Eva does not want the house. Instead she wants to leave the village as soon as she has graduated. Secretly, she is taking odd jobs to earn money for a trip to London. She sees herself working as an au pair and travelling the world. Her parents have no idea of her dreams. Everyone’s emotions are tightly bottled up. The father makes all the decisions and domineers the household; we watch him stubbornly building, brick-by-brick. It is his anchor in life. He does not understand the changing world around him. He has lived 40 years under communist rule and is locked into his way of thinking and behaving. Eva belongs to the new generation growing up in a changing society after the fall of the regime. She wants to take any opportunity coming her way. Her first outbreak into “freedom” is having an affair with an older man which does not work out well.

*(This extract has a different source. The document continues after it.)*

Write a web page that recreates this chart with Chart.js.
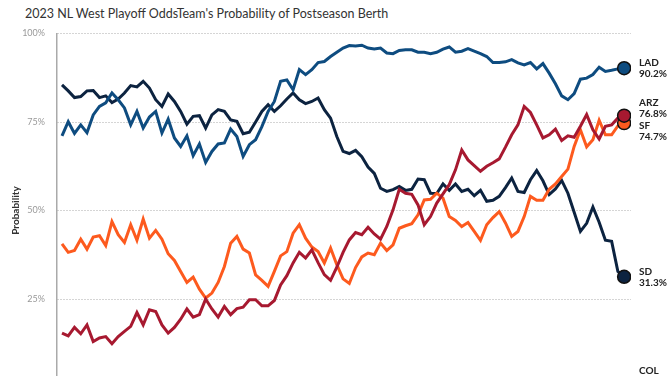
<!DOCTYPE html>
<html>
<head>
<meta charset="utf-8">
<script src="https://cdn.jsdelivr.net/npm/chart.js@4.4.0/dist/chart.umd.min.js"></script>
<style>
  html, body { margin: 0; padding: 0; overflow: hidden; background: #fff; }
  #wrap { position: relative; width: 668px; height: 376px; overflow: hidden; }
  #title { position: absolute; left: 25px; top: 6px; font: 12.5px Lato, sans-serif; color: #333; white-space: nowrap; }
  canvas { position: absolute; left: 0; top: 0; }
</style>
</head>
<body>
<div id="wrap">
  <div id="title">2023 NL West Playoff OddsTeam's Probability of Postseason Berth</div>
  <canvas id="chart" width="668" height="405"></canvas>
</div>
<script>
// チーム名と最終値ラベル
const teams = ['LAD', 'ARZ', 'SF', 'SD', 'COL'];
const teamColors = ['#0e4c80', '#a71930', '#fd5a1e', '#0c2340', '#33006f'];
const yTicks = [0, 25, 50, 75, 100];

// day index (x axis, not labelled in the picture)
const days = Array.from({ length: 91 }, (_, i) => i);

const lad = [71.1, 75.1, 71.8, 74.2, 72.0, 77.0, 79.4, 80.4, 83.2, 81.3,
  79.0, 74.2, 78.0, 73.3, 76.4, 78.0, 71.9, 75.8, 70.5, 68.1,
  71.1, 65.5, 68.8, 63.6, 66.7, 68.8, 69.1, 73.0, 70.9, 65.3,
  68.6, 70.0, 73.7, 78.0, 80.8, 86.5, 86.9, 84.1, 89.8, 88.4,
  89.8, 91.8, 92.1, 93.5, 94.7, 95.9, 96.6, 96.5, 96.7, 95.9,
  95.6, 95.9, 94.5, 94.3, 95.2, 95.4, 95.4, 94.7, 94.7, 94.3,
  94.7, 95.6, 96.2, 94.7, 95.0, 95.7, 95.0, 94.3, 93.5, 91.8,
  91.8, 92.0, 92.6, 91.7, 91.1, 91.8, 90.0, 91.5, 88.8, 85.8,
  82.4, 81.3, 83.0, 87.1, 87.4, 88.4, 90.5, 89.3, 89.6, 90.0, 90.2];

const sd = [85.5, 83.8, 81.9, 82.2, 83.8, 83.9, 81.9, 82.4, 80.5, 81.5,
  83.2, 85.3, 84.9, 86.5, 84.6, 81.3, 79.4, 82.9, 80.8, 78.0,
  74.4, 76.6, 76.8, 73.3, 77.0, 78.5, 78.0, 75.6, 75.2, 71.7,
  72.1, 75.0, 78.0, 79.9, 78.0, 79.6, 81.5, 83.2, 81.3, 80.2,
  80.8, 81.8, 78.5, 76.1, 70.9, 66.7, 66.1, 67.0, 65.2, 62.3,
  60.5, 56.3, 55.4, 55.9, 56.8, 55.7, 56.0, 58.9, 58.7, 54.9,
  54.8, 57.5, 55.7, 57.5, 55.4, 56.0, 54.2, 55.7, 52.6, 52.9,
  54.0, 56.5, 59.2, 55.4, 55.1, 58.7, 61.3, 58.4, 54.5, 56.1,
  58.5, 54.9, 49.5, 44.1, 46.4, 51.0, 46.7, 41.6, 41.3, 32.8, 31.3];

const arz = [15.4, 14.6, 17.0, 15.2, 17.7, 13.0, 14.0, 14.4, 12.4, 14.4,
  15.9, 17.3, 21.2, 17.7, 22.0, 21.5, 17.7, 15.4, 17.0, 19.3,
  22.2, 19.9, 20.6, 25.0, 22.2, 19.9, 22.9, 20.6, 22.3, 22.7,
  24.8, 24.8, 23.1, 23.1, 24.6, 29.0, 31.6, 35.2, 38.2, 36.6,
  38.9, 35.3, 31.9, 30.3, 34.0, 38.2, 41.7, 43.8, 43.2, 45.3,
  43.4, 41.9, 45.5, 50.2, 56.0, 54.9, 54.6, 51.6, 46.0, 48.3,
  52.1, 54.7, 57.3, 61.5, 67.1, 64.3, 62.7, 61.1, 62.5, 63.5,
  64.6, 67.9, 71.4, 74.2, 79.4, 77.7, 74.2, 70.5, 71.4, 73.0,
  69.8, 71.1, 70.7, 73.8, 77.1, 72.8, 70.2, 73.8, 74.2, 76.1, 76.8];

const sf = [40.6, 38.2, 38.7, 41.9, 39.1, 42.5, 42.9, 40.1, 46.9, 43.2,
  41.0, 46.0, 41.6, 47.6, 42.2, 44.4, 41.9, 37.8, 35.9, 32.8,
  29.7, 31.2, 27.8, 25.3, 26.7, 29.7, 34.2, 40.8, 42.7, 39.1,
  38.0, 31.8, 30.3, 28.6, 32.8, 37.2, 38.4, 43.6, 46.0, 42.2,
  39.7, 38.4, 35.2, 39.4, 34.7, 30.7, 29.4, 33.9, 36.9, 38.0,
  37.5, 40.8, 38.7, 40.3, 45.0, 45.7, 46.3, 48.8, 53.0, 53.2,
  54.9, 53.5, 48.3, 47.2, 45.5, 46.6, 44.1, 41.6, 46.0, 48.0,
  49.7, 46.5, 42.7, 44.1, 48.3, 54.0, 52.9, 52.9, 56.0, 57.5,
  59.6, 61.7, 68.1, 72.8, 68.0, 70.0, 75.5, 71.4, 71.4, 73.9, 74.7];

const col = days.map(() => 0);

const seriesValues = [lad, arz, sf, sd, col];

// 右端のチーム名ラベル
const endLabels = {
  id: 'endLabels',
  afterDatasetsDraw(chart) {
    const { ctx, chartArea, scales } = chart;
    const half = 11.5;
    const items = chart.data.datasets.map((ds, i) => {
      const last = ds.data[ds.data.length - 1];
      return {
        name: teams[i],
        value: last.y.toFixed(1) + '%',
        y: Math.min(scales.y.getPixelForValue(last.y), chartArea.bottom - half)
      };
    }).sort((a, b) => a.y - b.y);

    for (let k = 1; k < items.length; k++) {
      const a = items[k - 1], b = items[k];
      if (b.y - a.y < half * 2) {
        const mid = (a.y + b.y) / 2;
        a.y = mid - half;
        b.y = mid + half;
      }
    }

    ctx.save();
    ctx.font = 'bold 10px Lato, sans-serif';
    ctx.fillStyle = '#222';
    ctx.textAlign = 'left';
    ctx.textBaseline = 'middle';
    const x = chartArea.right + 8;
    items.forEach(it => {
      ctx.fillText(it.name, x, it.y - 5);
      ctx.fillText(it.value, x, it.y + 6);
    });
    ctx.restore();
  }
};

const lastIndex = days.length - 1;

new Chart(document.getElementById('chart'), {
  type: 'line',
  data: {
    datasets: seriesValues.map((vals, i) => ({
      label: teams[i],
      data: vals.map((v, j) => ({ x: days[j], y: v })),
      borderColor: teamColors[i],
      backgroundColor: teamColors[i],
      borderWidth: 3,
      tension: 0,
      pointRadius: c => (c.dataIndex === lastIndex ? 6.5 : 0),
      pointBackgroundColor: teamColors[i],
      pointBorderColor: '#111',
      pointBorderWidth: 1.5
    }))
  },
  options: {
    responsive: false,
    animation: false,
    devicePixelRatio: 1,
    // tick padding (12) also pads the scale top/bottom, so the canvas is taller than the window
    layout: { autoPadding: false, padding: { left: 0, right: 37, top: 33.5, bottom: 0 } },
    plugins: {
      legend: { display: false },
      title: { display: false },
      tooltip: { enabled: false }
    },
    scales: {
      x: {
        type: 'linear',
        min: -0.8,
        max: lastIndex + 1.1,
        display: false
      },
      y: {
        min: yTicks[0],
        max: yTicks[yTicks.length - 1],
        afterBuildTicks: s => { s.ticks = yTicks.map(v => ({ value: v })); },
        afterFit: s => { s.width = 57; },
        ticks: {
          callback: v => v + '%',
          color: '#999',
          font: { family: 'Lato', size: 9 },
          padding: 12
        },
        grid: { color: '#aaa', drawTicks: false, lineWidth: 1 },
        border: { display: true, color: '#aaa', width: 1.5, dash: [1, 2] },
        title: {
          display: true,
          text: 'Probability',
          color: '#333',
          font: { family: 'Lato', size: 10, weight: 'bold' },
          padding: { top: 10, bottom: 0 }
        }
      }
    }
  },
  plugins: [endLabels]
});
</script>
</body>
</html>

The hard reality hits her; she could do with some emotional warmth and help from the family.

It is frustrating to watch the helplessness growing within the family resulting from ignorance of each others’ desires and their different expectations. How will they ever be able to repair their relationship? The daughter loves her father, despite his bullying grumpiness. The father is stiff with fear of losing his daughter but is unable to show his deep love for her.

This Slovak-Czech co-production is Zuzana Liova’s feature debut. It is set against the wider context of the atmosphere and changing values of a post-communist society, highlighting the effect it has on ordinary people and their personal relationships. The camera of Jan Baset Stritezsky and Juraj Chlpik seems to be calmly watching the action without much interference. It is an engagingly naturalistic film with some touching emotional moments.